%%

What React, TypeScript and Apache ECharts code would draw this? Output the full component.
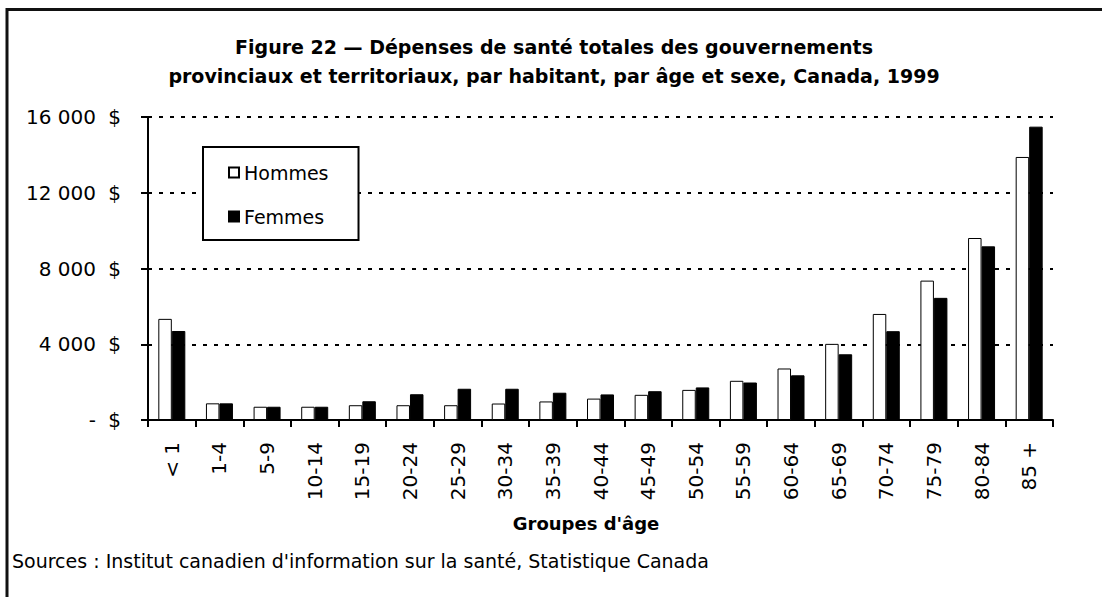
import React, { useEffect, useRef } from 'react';
import * as echarts from 'echarts';

const categories = ['< 1', '1-4', '5-9', '10-14', '15-19', '20-24', '25-29', '30-34', '35-39', '40-44', '45-49', '50-54', '55-59', '60-64', '65-69', '70-74', '75-79', '80-84', '85 +'];
const hommes = [5340, 880, 700, 700, 780, 780, 780, 870, 980, 1130, 1330, 1590, 2070, 2720, 4020, 5600, 7360, 9610, 13890];
const femmes = [4700, 880, 700, 700, 990, 1360, 1650, 1650, 1440, 1350, 1520, 1720, 1980, 2360, 3470, 4690, 6450, 9170, 15490];
const seriesNames = ['Hommes', 'Femmes'];
const yTickValues = [0, 4000, 8000, 12000, 16000];
const yTickLabels = ['-', '4 000', '8 000', '12 000', '16 000'];
const titleLines = [
  'Figure 22 — Dépenses de santé totales des gouvernements',
  'provinciaux et territoriaux, par habitant, par âge et sexe, Canada, 1999',
];
const xAxisTitle = "Groupes d'âge";
const sourceText = "Sources : Institut canadien d'information sur la santé, Statistique Canada";

export default function App() {
  const ref = useRef<HTMLDivElement>(null);
  useEffect(() => {
    const chart = echarts.init(ref.current as HTMLDivElement, null, { renderer: 'svg' });
    const font = 'DejaVu Sans';
    chart.setOption({
      animation: false,
      backgroundColor: '#ffffff',
      textStyle: { fontFamily: font, color: '#000' },
      grid: { left: 148, right: 49, top: 117, bottom: 177, containLabel: false },
      legend: {
        data: seriesNames,
        orient: 'vertical',
        left: 203,
        top: 147,
        icon: 'rect',
        itemWidth: 10,
        itemHeight: 10,
        itemGap: 25,
        padding: [16, 30, 14, 25],
        borderColor: '#000',
        borderWidth: 2,
        borderRadius: 0,
        backgroundColor: '#fff',
        textStyle: { fontFamily: font, fontSize: 19, color: '#000' },
      },
      xAxis: {
        type: 'category',
        data: categories,
        axisLine: { lineStyle: { color: '#000', width: 2 } },
        axisTick: { show: true, length: 7, lineStyle: { color: '#000', width: 2 } },
        axisLabel: { rotate: 90, margin: 22, color: '#000', fontSize: 20, fontFamily: font, interval: 0 },
      },
      yAxis: {
        type: 'value',
        min: 0,
        max: 16000,
        interval: 4000,
        axisLine: { show: true, lineStyle: { color: '#000', width: 2 } },
        axisTick: { show: true, length: 7, lineStyle: { color: '#000', width: 2 } },
        splitLine: { show: true, lineStyle: { color: '#000', width: 2, type: [4, 7] } },
        axisLabel: {
          margin: 27,
          formatter: (v: number) => {
            const i = yTickValues.indexOf(v);
            return `{n|${i >= 0 ? yTickLabels[i] : v}}{d|$}`;
          },
          rich: {
            n: { width: 80, align: 'right', fontSize: 20, color: '#000', fontFamily: font },
            d: { width: 25, align: 'right', fontSize: 20, color: '#000', fontFamily: font },
          },
        },
      },
      series: [
        {
          name: seriesNames[0],
          type: 'bar',
          data: hommes,
          barWidth: 13.5,
          barGap: '0%',
          itemStyle: { color: '#fff', borderColor: '#000', borderWidth: 1 },
        },
        {
          name: seriesNames[1],
          type: 'bar',
          data: femmes,
          barWidth: 13.5,
          barGap: '0%',
          itemStyle: { color: '#000', borderColor: '#000', borderWidth: 1 },
        },
      ],
      graphic: [
        { type: 'line', shape: { x1: 7, y1: 9.5, x2: 1102, y2: 9.5 }, style: { stroke: '#111', lineWidth: 3 } },
        { type: 'line', shape: { x1: 7, y1: 8, x2: 7, y2: 597 }, style: { stroke: '#111', lineWidth: 3 } },
        {
          type: 'text', x: 554, y: 47,
          style: { text: titleLines[0], fontFamily: font, fontWeight: 'bold', fontSize: 19, fill: '#000', textAlign: 'center', textVerticalAlign: 'middle' },
        },
        {
          type: 'text', x: 554, y: 76,
          style: { text: titleLines[1], fontFamily: font, fontWeight: 'bold', fontSize: 19, fill: '#000', textAlign: 'center', textVerticalAlign: 'middle' },
        },
        {
          type: 'text', x: 586, y: 523,
          style: { text: xAxisTitle, fontFamily: font, fontWeight: 'bold', fontSize: 18, fill: '#000', textAlign: 'center', textVerticalAlign: 'middle' },
        },
        {
          type: 'text', x: 12, y: 561,
          style: { text: sourceText, fontFamily: font, fontSize: 19, fill: '#000', textAlign: 'left', textVerticalAlign: 'middle' },
        },
      ],
    });
    return () => chart.dispose();
  }, []);
  return <div ref={ref} style={{ position: 'fixed', left: 0, top: 0, width: 1102, height: 597 }} />;
}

%%

** Stated goal **
From the first line of the material down to the line containing "import * as echarts from 'echarts';", inclusive, return each line exactly, skipping any picture.

** Completed exercise **
What React, TypeScript and Apache ECharts code would draw this? Output the full component.
import React, { useEffect, useRef } from 'react';
import * as echarts from 'echarts';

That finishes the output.